Thanks to all who responded to the bleg yesterday. I’m still haven’t completely decided on the topic owing to lack of time (I actually wrote this post last weekend), but the suggestions are interesting. My current plan is, following Omar’s comment, to look at Proofs from the Book tomorrow and pick something combinatorial or discrete-ish, like the marriage problem or Arrow’s theorem. I think this will be in the appropriate spirit and will make for a good one-hour talk.

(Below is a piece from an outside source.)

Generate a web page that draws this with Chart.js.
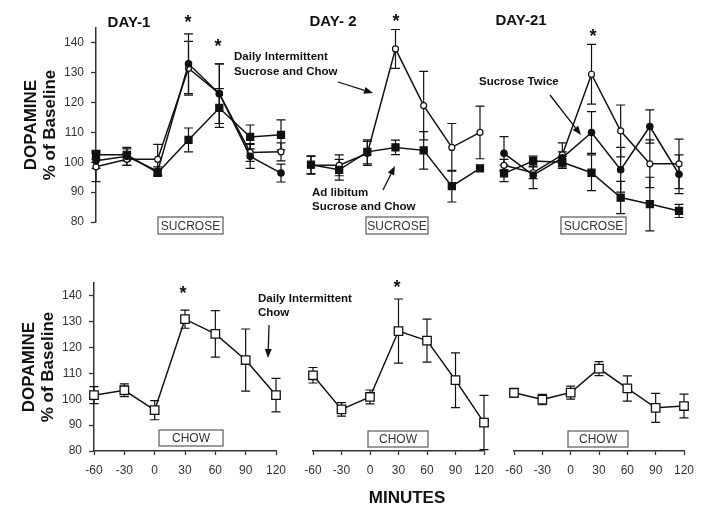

4. {\mathrm{Ext}} and depth

One of the first really nontrivial facts we need to prove is that the lengths of maximal {M}-sequences are all the same. This is a highly useful fact, and we shall constantly use it in arguments (we already have, actually). More precisely, let {I \subset R} be an ideal, and {M} a finitely generated module. Assume {R} is noetherian.

Theorem 12 Suppose {M} is a f.g. {R}-module and {IM \neq M}. All maximal {M}-sequences in {I} have the same length. This length is the smallest value of {r} such that {\mathrm{Ext}^r(R/I, M) \neq 0}.

I don’t really have time to define the {\mathrm{Ext}} functors in any detail here beyond the fact that they are the derived functors of {\hom}. So for instance, {\mathrm{Ext}(P, M)=0} if {P} is projective, and {\mathrm{Ext}(N, Q) =  0} if {Q} is injective. These {\mathrm{Ext}} functors can be defined in any abelian category, and measure the “extensions” in a certain technical sense (irrelevant for the present discussion).

So the goal is to prove this theorem. In the first case, let us suppose {r = 0}, that is there is a nontrivial {R/I  \rightarrow M}. The image of this must be annihilated by {I}. Thus no element in {I} can act as a zerodivisor on {M}. So when {r = 0}, there are no {M}-sequences (except the “empty” one of length zero).

Conversely, if all {M}-sequences are of length zero, then no element of {I} can act as a nonzerodivisor on {M}. It follows that each {x \in I} is contained in an associated prime of {M}, and hence by the prime avoidance lemma, that {I} itself is contained in an associated prime {\mathfrak{p}} of {M}. This prime avoidance argument will crop up quite frequently.